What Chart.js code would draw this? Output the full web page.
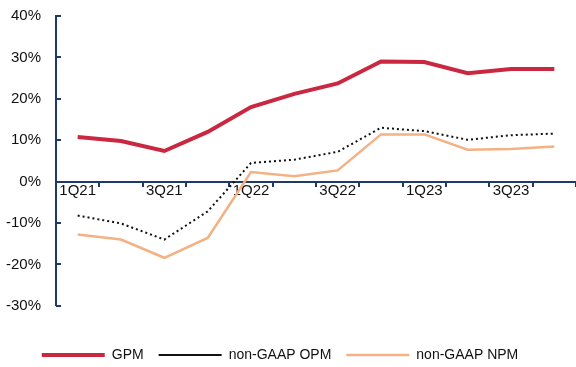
<!DOCTYPE html>
<html>
<head>
<meta charset="utf-8">
<script src="https://cdn.jsdelivr.net/npm/chart.js@4/dist/chart.umd.min.js"></script>
<style>
  html, body { margin: 0; padding: 0; background: #fff; }
  #wrap { width: 576px; height: 367px; }
</style>
</head>
<body>
<div id="wrap"><canvas id="c" width="576" height="367"></canvas></div>
<script>
// Quarterly margins, in percent
const quarters = ['1Q21', '2Q21', '3Q21', '4Q21', '1Q22', '2Q22', '3Q22', '4Q22', '1Q23', '2Q23', '3Q23', '4Q23'];
const gpm = [10.8, 9.8, 7.4, 12.0, 18.0, 21.2, 23.7, 29.0, 28.9, 26.2, 27.2, 27.2];
const opm = [-8.2, -10.1, -14.0, -7.2, 4.5, 5.3, 7.2, 13.0, 12.2, 10.1, 11.2, 11.6];
const npm = [-12.8, -14.0, -18.4, -13.6, 2.3, 1.3, 2.7, 11.4, 11.4, 7.7, 7.9, 8.5];
const yTicks = [-30, -20, -10, 0, 10, 20, 30, 40];

const AXIS = '#1F3A68';

Chart.defaults.font.family = "'Liberation Sans', Arial, sans-serif";
Chart.defaults.font.size = 15;
Chart.defaults.color = '#111';

// small tick marks pointing into the plot from the left axis
const innerYTicks = {
  id: 'innerYTicks',
  afterDatasetsDraw(chart) {
    const y = chart.scales.y;
    const ctx = chart.ctx;
    ctx.save();
    ctx.strokeStyle = AXIS;
    ctx.lineWidth = 2;
    yTicks.forEach(v => {
      const py = Math.round(y.getPixelForValue(v));
      ctx.beginPath();
      ctx.moveTo(y.right, py);
      ctx.lineTo(y.right + 5, py);
      ctx.stroke();
    });
    ctx.restore();
  }
};

// nudge the legend row a little to the left of centre
const legendNudge = {
  id: 'legendNudge',
  afterLayout(chart) {
    const l = chart.legend;
    if (l) { l.left -= 8; l.right -= 8; }
  }
};

new Chart(document.getElementById('c'), {
  type: 'line',
  data: {
    labels: quarters,
    datasets: [
      { label: 'GPM', data: gpm, borderColor: '#CA2840', backgroundColor: '#CA2840',
        borderWidth: 4, pointRadius: 0, tension: 0 },
      { label: 'non-GAAP OPM', data: opm, borderColor: '#111', backgroundColor: '#111',
        borderWidth: 2, borderDash: [2, 3], pointRadius: 0, tension: 0 },
      { label: 'non-GAAP NPM', data: npm, borderColor: '#F4B183', backgroundColor: '#F4B183',
        borderWidth: 2.5, pointRadius: 0, tension: 0 }
    ]
  },
  options: {
    responsive: false,
    animation: false,
    devicePixelRatio: 1,
    layout: { padding: { top: 16, right: 0, left: 0, bottom: -5 } },
    plugins: {
      tooltip: { enabled: false },
      legend: {
        position: 'bottom',
        align: 'center',
        title: { display: true, text: '', font: { size: 1 }, padding: { top: 26, bottom: 0 } },
        labels: {
          usePointStyle: true,
          pointStyle: 'line',
          pointStyleWidth: 63,
          padding: 15,
          color: '#111',
          font: { size: 14 }
        }
      }
    },
    scales: {
      x: {
        type: 'category',
        position: { y: 0 },
        offset: true,
        grid: { display: true, offset: true, drawOnChartArea: false, drawTicks: true,
                tickLength: 4, color: AXIS, lineWidth: 2 },
        border: { display: true, color: AXIS, width: 2 },
        ticks: {
          autoSkip: false, maxRotation: 0, padding: -4, color: '#111',
          callback: (v, i) => (i % 2 === 0 ? quarters[i] : '')
        }
      },
      y: {
        min: -30, max: 40,
        afterFit: s => { s.width = 56; },
        afterBuildTicks: s => { s.ticks = yTicks.map(v => ({ value: v })); },
        grid: { display: false, drawTicks: true, tickLength: 15 },
        border: { display: true, color: AXIS, width: 2 },
        ticks: { padding: 0, color: '#111', callback: v => v + '%' }
      }
    }
  },
  plugins: [innerYTicks, legendNudge]
});
</script>
</body>
</html>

- - - -

Stated task: Without including any picture, repeat the data exactly.

The answer:
What Chart.js code would draw this? Output the full web page.
<!DOCTYPE html>
<html>
<head>
<meta charset="utf-8">
<script src="https://cdn.jsdelivr.net/npm/chart.js@4/dist/chart.umd.min.js"></script>
<style>
  html, body { margin: 0; padding: 0; background: #fff; }
  #wrap { width: 576px; height: 367px; }
</style>
</head>
<body>
<div id="wrap"><canvas id="c" width="576" height="367"></canvas></div>
<script>
// Quarterly margins, in percent
const quarters = ['1Q21', '2Q21', '3Q21', '4Q21', '1Q22', '2Q22', '3Q22', '4Q22', '1Q23', '2Q23', '3Q23', '4Q23'];
const gpm = [10.8, 9.8, 7.4, 12.0, 18.0, 21.2, 23.7, 29.0, 28.9, 26.2, 27.2, 27.2];
const opm = [-8.2, -10.1, -14.0, -7.2, 4.5, 5.3, 7.2, 13.0, 12.2, 10.1, 11.2, 11.6];
const npm = [-12.8, -14.0, -18.4, -13.6, 2.3, 1.3, 2.7, 11.4, 11.4, 7.7, 7.9, 8.5];
const yTicks = [-30, -20, -10, 0, 10, 20, 30, 40];

const AXIS = '#1F3A68';

Chart.defaults.font.family = "'Liberation Sans', Arial, sans-serif";
Chart.defaults.font.size = 15;
Chart.defaults.color = '#111';

// small tick marks pointing into the plot from the left axis
const innerYTicks = {
  id: 'innerYTicks',
  afterDatasetsDraw(chart) {
    const y = chart.scales.y;
    const ctx = chart.ctx;
    ctx.save();
    ctx.strokeStyle = AXIS;
    ctx.lineWidth = 2;
    yTicks.forEach(v => {
      const py = Math.round(y.getPixelForValue(v));
      ctx.beginPath();
      ctx.moveTo(y.right, py);
      ctx.lineTo(y.right + 5, py);
      ctx.stroke();
    });
    ctx.restore();
  }
};

// nudge the legend row a little to the left of centre
const legendNudge = {
  id: 'legendNudge',
  afterLayout(chart) {
    const l = chart.legend;
    if (l) { l.left -= 8; l.right -= 8; }
  }
};

new Chart(document.getElementById('c'), {
  type: 'line',
  data: {
    labels: quarters,
    datasets: [
      { label: 'GPM', data: gpm, borderColor: '#CA2840', backgroundColor: '#CA2840',
        borderWidth: 4, pointRadius: 0, tension: 0 },
      { label: 'non-GAAP OPM', data: opm, borderColor: '#111', backgroundColor: '#111',
        borderWidth: 2, borderDash: [2, 3], pointRadius: 0, tension: 0 },
      { label: 'non-GAAP NPM', data: npm, borderColor: '#F4B183', backgroundColor: '#F4B183',
        borderWidth: 2.5, pointRadius: 0, tension: 0 }
    ]
  },
  options: {
    responsive: false,
    animation: false,
    devicePixelRatio: 1,
    layout: { padding: { top: 16, right: 0, left: 0, bottom: -5 } },
    plugins: {
      tooltip: { enabled: false },
      legend: {
        position: 'bottom',
        align: 'center',
        title: { display: true, text: '', font: { size: 1 }, padding: { top: 26, bottom: 0 } },
        labels: {
          usePointStyle: true,
          pointStyle: 'line',
          pointStyleWidth: 63,
          padding: 15,
          color: '#111',
          font: { size: 14 }
        }
      }
    },
    scales: {
      x: {
        type: 'category',
        position: { y: 0 },
        offset: true,
        grid: { display: true, offset: true, drawOnChartArea: false, drawTicks: true,
                tickLength: 4, color: AXIS, lineWidth: 2 },
        border: { display: true, color: AXIS, width: 2 },
        ticks: {
          autoSkip: false, maxRotation: 0, padding: -4, color: '#111',
          callback: (v, i) => (i % 2 === 0 ? quarters[i] : '')
        }
      },
      y: {
        min: -30, max: 40,
        afterFit: s => { s.width = 56; },
        afterBuildTicks: s => { s.ticks = yTicks.map(v => ({ value: v })); },
        grid: { display: false, drawTicks: true, tickLength: 15 },
        border: { display: true, color: AXIS, width: 2 },
        ticks: { padding: 0, color: '#111', callback: v => v + '%' }
      }
    }
  },
  plugins: [innerYTicks, legendNudge]
});
</script>
</body>
</html>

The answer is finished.